2.       SYNGAMY / FERTILIZATION:
  • Most important event of reproduction
  • Syngamy/fertilisation results in formation of a diploid zygote.
  • In certain animals, female gamete develops into the adult organism without fertilization; such a process is called parthenogenesis - seen in rotifers, lizards turkeys etc.
  • Fertilisation may be external or internal
EXTERNAL FERTILIZATION
Syngamy occurs outside the body of the organism
High level of synchrony between male and female sexes

Large numbers of gametes are released in the surrounding medium.
Both male and female gametes are motile
Number of offspring produced is large
Ex. Bony fishes and Amphibians.
INTERNAL FERTILIZATION
Syngamy occurs inside the body of the organism

High level of synchrony not required

Numbers of ova produced are less, but large numbers of male gametes are released and they travel towards the ovum.

Female gametes are non motile, male may or may not be motile.
Number of offspring produced is small
Ex. Birds and Mammals.

A major disadvantage of external fertilization is that the offspring are highly vulnerable to predators.

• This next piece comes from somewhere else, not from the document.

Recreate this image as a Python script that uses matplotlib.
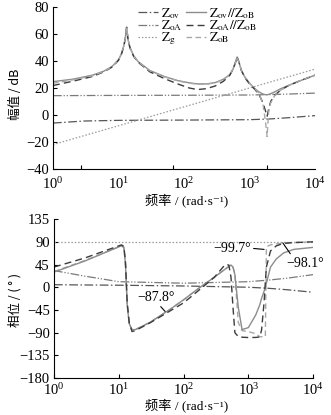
import matplotlib
matplotlib.use('Agg')
import matplotlib.pyplot as plt
import numpy as np

# magnitude data (rad/s, dB)
w_mag = [1, 2, 4, 6, 8, 10, 11, 12, 12.7, 13.3, 14, 15, 17, 20, 30, 50, 80, 120,
         160, 220, 300, 400, 500, 560, 610, 645, 690, 750, 850, 1000, 1200, 1400,
         1600, 1750, 1850, 1950, 2100, 2400, 3000, 4000, 6000, 10000]
mag_ov_ob = [24.7, 26.5, 29.5, 32.5, 36, 41, 45, 51, 57, 65, 56, 50, 44, 39.5, 33,
             28.5, 25.5, 23.8, 23, 23, 24, 26.5, 30, 34, 39, 43, 39, 33, 28, 23.5,
             19.5, 17, 15.5, 15, 15, 15.2, 15.8, 17, 19.5, 22, 25.5, 29.5]
mag_oa_ob = [21.8, 25, 28.5, 32, 35.5, 40.5, 44.5, 50.5, 56.5, 65, 55.5, 49.5, 43.5,
             39, 32, 27, 23, 20, 18.8, 19.5, 21.5, 25, 29.5, 34, 39, 43, 39, 33,
             27.5, 23, 19, 15, 9, 3, -1, 4, 10, 14.5, 18.5, 22, 25.5, 29.5]
mag_ob = [23.5, 26, 29, 32.3, 35.8, 40.8, 44.8, 50.8, 56.8, 65, 55.8, 49.8, 43.8,
          39.3, 32.8, 28.3, 25.3, 23.6, 22.8, 22.8, 23.8, 26.3, 29.8, 34, 39, 43,
          39, 33, 28, 23.5, 19.5, 16, 8, -5, -16, 2, 9, 14, 18.5, 22, 25.5, 29.5]

w_flat = [1, 3, 10, 100, 1000, 2000, 4000, 10000]
mag_ov = [-6, -4.5, -4, -3.8, -3.5, -3, -2, -0.5]
mag_oa = [14.3, 14.4, 14.5, 14.6, 14.8, 15.1, 15.5, 16.2]
w_g = [1, 10000]
mag_g = [-22, 34]

# phase data (rad/s, deg)
w_ph = [1, 3, 10, 11, 12, 12.7, 13.5, 14.5, 16, 18, 30, 60, 100, 180, 300, 440,
        500, 540, 580, 620, 700, 800, 1000, 1300, 1500, 1600, 1750, 1830, 1900,
        2200, 2700, 3500, 5000, 10000]
ph_ov_ob = [30, 52, 80, 82, 79, 45, -35, -72, -84, -84, -70, -45, -25, 0, 20, 36,
            41, 44, 40, 25, -40, -84, -80, -55, -35, -22, -8, 0, 8, 40, 56, 68,
            75, 79]
ph_oa_ob = [40, 58, 82, 84, 81, 50, -30, -70, -87.8, -86, -71, -48, -31, -4, 20,
            45, 44, 20, -40, -90, -98, -99, -99.7, -99.5, -98.5, -85, -30, 10,
            40, 72, 82, 87, 88.5, 90]
ph_ob = [31, 53, 80, 82, 79, 45, -35, -72, -84, -84, -70, -45, -25, 0, 20, 36, 41,
         44, 40, 25, -70, -86, -88, -92, -98, -98.1, -98.1, -98, 80, 84, 86, 87,
         88.5, 90]

ph_ov = [5, 4.5, 4, 2.5, 0, -2, -5, -10]
ph_oa = [33, 22, 11, 8, 11, 14, 18, 25]
ph_g = [90, 90]

plt.rcParams['font.family'] = ['Liberation Serif', 'Noto Sans CJK SC', 'DejaVu Serif']
plt.rcParams['mathtext.fontset'] = 'stix'
plt.rcParams['font.size'] = 10.5
plt.rcParams['axes.unicode_minus'] = True

c_dd = '#555555'
c_ddd = '#7a7a7a'
c_dot = '#9a9a9a'
c_sol = '#8c8c8c'
c_dash = '#3c3c3c'
c_lb = '#a8a8a8'

st = dict(
    ov=dict(color=c_dd, lw=0.9, dashes=(7, 2, 1.2, 2)),
    oa=dict(color=c_ddd, lw=0.9, dashes=(7, 1.5, 1, 1.5, 1, 1.5)),
    g=dict(color=c_dot, lw=0.9, dashes=(1.2, 1.5)),
    ovob=dict(color=c_sol, lw=1.0),
    oaob=dict(color=c_dash, lw=1.0, dashes=(5, 3)),
    ob=dict(color=c_lb, lw=1.0, dashes=(4, 2.5)),
)

fig = plt.figure(figsize=(3.31, 4.15), dpi=100)
ax1 = fig.add_axes([0.160, 0.593, 0.792, 0.390])
ax2 = fig.add_axes([0.163, 0.089, 0.783, 0.383])

ax1.semilogx(w_flat, mag_ov, label=r'$\mathrm{Z_{ov}}$', **st['ov'])
ax1.semilogx(w_flat, mag_oa, label=r'$\mathrm{Z_{oA}}$', **st['oa'])
ax1.semilogx(w_g, mag_g, label=r'$\mathrm{Z_{g}}$', **st['g'])
ax1.semilogx(w_mag, mag_ov_ob, label=r'$\mathrm{Z_{ov}//Z_{oB}}$', **st['ovob'])
ax1.semilogx(w_mag, mag_oa_ob, label=r'$\mathrm{Z_{oA}//Z_{oB}}$', **st['oaob'])
ax1.semilogx(w_mag, mag_ob, label=r'$\mathrm{Z_{oB}}$', **st['ob'])

ax2.semilogx(w_flat, ph_ov, **st['ov'])
ax2.semilogx(w_flat, ph_oa, **st['oa'])
ax2.semilogx(w_g, ph_g, **st['g'])
ax2.semilogx(w_ph, ph_ob, **st['ob'])
ax2.semilogx(w_ph, ph_ov_ob, **st['ovob'])
ax2.semilogx(w_ph, ph_oa_ob, **st['oaob'])

for ax in (ax1, ax2):
    ax.set_xlim(1, 1e4)
    ax.spines['top'].set_visible(False)
    ax.spines['right'].set_visible(False)
    ax.tick_params(direction='in', length=3, width=0.8, pad=3)
    ax.tick_params(which='minor', length=0)
    ax.set_xticks([1, 10, 100, 1000, 10000])
    ax.set_xlabel('频率 / (rad·s⁻¹)', fontsize=9.5)

# odd tick marks on the upper frequency axis
ax1.tick_params(axis='x', which='major', length=0, pad=5)
ax1.set_xticks([2.7, 68, 1820, 10000], minor=True)
ax1.tick_params(axis='x', which='minor', direction='in', length=3, width=0.8)

ax1.set_ylim(-40, 80)
ax1.set_yticks(np.arange(-40, 81, 20))
ax1.set_ylabel('幅值 / dB', family=['Noto Sans CJK SC'], fontsize=9)

ax2.set_ylim(-180, 135)
ax2.set_yticks(np.arange(-180, 136, 45))
ax2.set_ylabel('相位 / ( ° )', family=['Noto Sans CJK SC'], fontsize=9)

ax1.xaxis.set_label_coords(0.51, -0.15)
ax2.xaxis.set_label_coords(0.51, -0.13)
ax1.yaxis.set_label_coords(-0.12, 0.46)
ax2.yaxis.set_label_coords(-0.125, 0.49)

leg = ax1.legend(ncol=2, loc='upper left', bbox_to_anchor=(0.295, 1.055),
                 frameon=False, handlelength=1.5, handletextpad=0.2,
                 labelspacing=-0.2, columnspacing=0.3, borderpad=0.1,
                 fontsize=9.5)

arrow = dict(arrowstyle='-', color='black', lw=0.8, shrinkA=0, shrinkB=0)
ax2.annotate('−87.8°', xy=(52, -48), xytext=(38, -20), fontsize=10,
             ha='center', va='center',
             arrowprops=dict(arrow, relpos=(0.55, 0)))
ax2.annotate('−99.7°', xy=(1750, 75), xytext=(560, 76), fontsize=10,
             ha='center', va='center',
             arrowprops=dict(arrow, relpos=(1, 0.55)))
ax2.annotate('−98.1°', xy=(3400, 88), xytext=(7600, 48), fontsize=10,
             ha='center', va='center', annotation_clip=False,
             arrowprops=dict(arrow, relpos=(0.15, 1)))

fig.savefig('out.png', dpi=100)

3.       POST FERTILIZATION EVENTS:
  • Formation of diploid zygote is a universal events in all sexually reproducing organisms
  • Zygote – vital link that ensures continuity of species between organisms of one generation and the next. Every living organism, including humans begin its life cycle as a single cell zygote
  • Development of zygote depends on 
             - the type of life cycle of the organisms.
             - the environment it is exposed to.
  • In organisms undergoing external fertilization, zygote is formed in external medium; while in those with internal fertilization; the zygote is formed inside the body of organism.
  • Further development of zygote varies among species:
ü  In fungi and algae; zygote develops a thick wall resistant to desiccation and damage. It undergoes a period of rest before germination
ü  In organism with haplontic cycle; the zygote undergoes meiotic division; forms haploid spores; that develop in to haploid individuals.
  • Zygote develops into embryo. The process of development of embryo from zygote is known as embryogenesis.
    Embryogenesis involves:
                 - cell division (mitosis) to increase the number of cells
                 - cell differentiation for the formation of different kinds of tissues
The different types of cells form undergo certain modifications to form specialized tissues and organs that together form the complete organism.
  • Based on whether the development of zygote occurs inside or outside the body of the female parent, animals are categorized into oviparous and viviparous.
OVIPAROUS

These animals lay eggs.

The fertilized eggs have a calcareous shell to protect them from harsh environment.
VIVIPAROUS

These animals give birth to young ones

Embryo protected inside the mother’s body.
  • In flowering plants the zygote formed inside the ovule; zygote develops into embryo after which the ovule becomes the seed and ovary becomes the fruit. The fruit develops a thick pericarp that is protective in function. The sepals, petals and stamens of the flower wither and fall off. In some plants e.g. Brinjal, tomato etc, the sepals remain attached and are known as persistent. After dispersal, seeds germinate under favourable conditions.